* START Materials provided *

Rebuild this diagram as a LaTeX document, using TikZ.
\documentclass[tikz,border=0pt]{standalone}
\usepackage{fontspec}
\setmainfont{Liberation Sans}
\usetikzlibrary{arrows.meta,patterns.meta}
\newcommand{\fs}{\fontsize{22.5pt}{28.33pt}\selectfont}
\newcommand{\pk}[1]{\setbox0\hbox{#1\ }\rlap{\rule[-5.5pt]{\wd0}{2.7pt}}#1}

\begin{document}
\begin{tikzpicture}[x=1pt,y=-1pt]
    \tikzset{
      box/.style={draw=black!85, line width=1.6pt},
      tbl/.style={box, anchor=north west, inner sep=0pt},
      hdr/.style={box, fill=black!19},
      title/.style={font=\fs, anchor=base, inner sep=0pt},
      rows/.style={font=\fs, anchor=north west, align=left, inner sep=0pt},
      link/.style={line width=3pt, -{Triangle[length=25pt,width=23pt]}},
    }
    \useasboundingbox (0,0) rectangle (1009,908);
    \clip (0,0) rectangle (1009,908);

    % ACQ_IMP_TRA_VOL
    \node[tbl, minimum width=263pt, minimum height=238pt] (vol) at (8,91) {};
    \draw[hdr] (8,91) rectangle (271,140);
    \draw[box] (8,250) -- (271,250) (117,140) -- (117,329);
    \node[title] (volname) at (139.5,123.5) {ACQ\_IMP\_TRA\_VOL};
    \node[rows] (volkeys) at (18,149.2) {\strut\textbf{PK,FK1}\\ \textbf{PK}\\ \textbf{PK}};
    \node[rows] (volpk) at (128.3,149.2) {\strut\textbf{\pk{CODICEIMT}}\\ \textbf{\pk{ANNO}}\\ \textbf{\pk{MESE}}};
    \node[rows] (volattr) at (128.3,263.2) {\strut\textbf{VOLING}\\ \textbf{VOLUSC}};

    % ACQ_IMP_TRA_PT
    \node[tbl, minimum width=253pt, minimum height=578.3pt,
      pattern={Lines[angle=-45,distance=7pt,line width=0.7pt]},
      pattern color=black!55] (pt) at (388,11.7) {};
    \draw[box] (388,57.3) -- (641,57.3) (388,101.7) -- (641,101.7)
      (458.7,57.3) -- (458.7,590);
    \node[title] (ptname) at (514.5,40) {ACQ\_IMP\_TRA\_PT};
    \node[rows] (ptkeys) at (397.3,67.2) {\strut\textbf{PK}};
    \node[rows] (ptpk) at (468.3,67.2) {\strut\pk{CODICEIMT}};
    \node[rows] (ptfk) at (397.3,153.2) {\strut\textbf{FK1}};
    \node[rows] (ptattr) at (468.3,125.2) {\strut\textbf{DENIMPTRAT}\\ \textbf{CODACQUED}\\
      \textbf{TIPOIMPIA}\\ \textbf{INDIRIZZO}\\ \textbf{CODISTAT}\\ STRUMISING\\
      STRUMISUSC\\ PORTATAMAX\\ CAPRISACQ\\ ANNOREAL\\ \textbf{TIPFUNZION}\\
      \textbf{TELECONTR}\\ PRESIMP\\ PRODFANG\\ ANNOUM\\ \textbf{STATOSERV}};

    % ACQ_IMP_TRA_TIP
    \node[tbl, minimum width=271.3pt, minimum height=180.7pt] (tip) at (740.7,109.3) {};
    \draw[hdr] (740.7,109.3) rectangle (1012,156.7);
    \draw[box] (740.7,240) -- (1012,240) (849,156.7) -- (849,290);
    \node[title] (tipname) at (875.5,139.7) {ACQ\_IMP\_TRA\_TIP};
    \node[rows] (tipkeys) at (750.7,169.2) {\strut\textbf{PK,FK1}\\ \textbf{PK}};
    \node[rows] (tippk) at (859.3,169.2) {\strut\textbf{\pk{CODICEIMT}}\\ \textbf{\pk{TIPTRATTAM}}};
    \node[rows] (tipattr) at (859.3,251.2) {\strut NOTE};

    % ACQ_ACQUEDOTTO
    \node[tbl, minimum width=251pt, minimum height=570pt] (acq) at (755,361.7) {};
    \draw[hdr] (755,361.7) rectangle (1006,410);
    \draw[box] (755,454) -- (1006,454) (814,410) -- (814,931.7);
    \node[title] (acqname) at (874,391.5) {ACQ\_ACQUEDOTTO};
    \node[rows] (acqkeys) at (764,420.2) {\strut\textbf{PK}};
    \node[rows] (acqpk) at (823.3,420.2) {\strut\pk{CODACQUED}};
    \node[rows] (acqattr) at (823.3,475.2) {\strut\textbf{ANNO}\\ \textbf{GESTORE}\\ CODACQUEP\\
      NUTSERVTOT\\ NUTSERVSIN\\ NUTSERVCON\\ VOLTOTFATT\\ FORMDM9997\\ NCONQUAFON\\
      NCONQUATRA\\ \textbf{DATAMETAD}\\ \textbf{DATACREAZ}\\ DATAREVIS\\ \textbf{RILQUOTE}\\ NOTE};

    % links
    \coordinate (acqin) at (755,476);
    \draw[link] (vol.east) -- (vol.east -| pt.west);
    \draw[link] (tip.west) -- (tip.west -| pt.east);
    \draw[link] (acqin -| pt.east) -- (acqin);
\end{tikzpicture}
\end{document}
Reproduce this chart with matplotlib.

* END Materials provided *

Exercise aim =>
Gather each line from the entries above that includes the word "this".

The response =>
Rebuild this diagram as a LaTeX document, using TikZ.
Reproduce this chart with matplotlib.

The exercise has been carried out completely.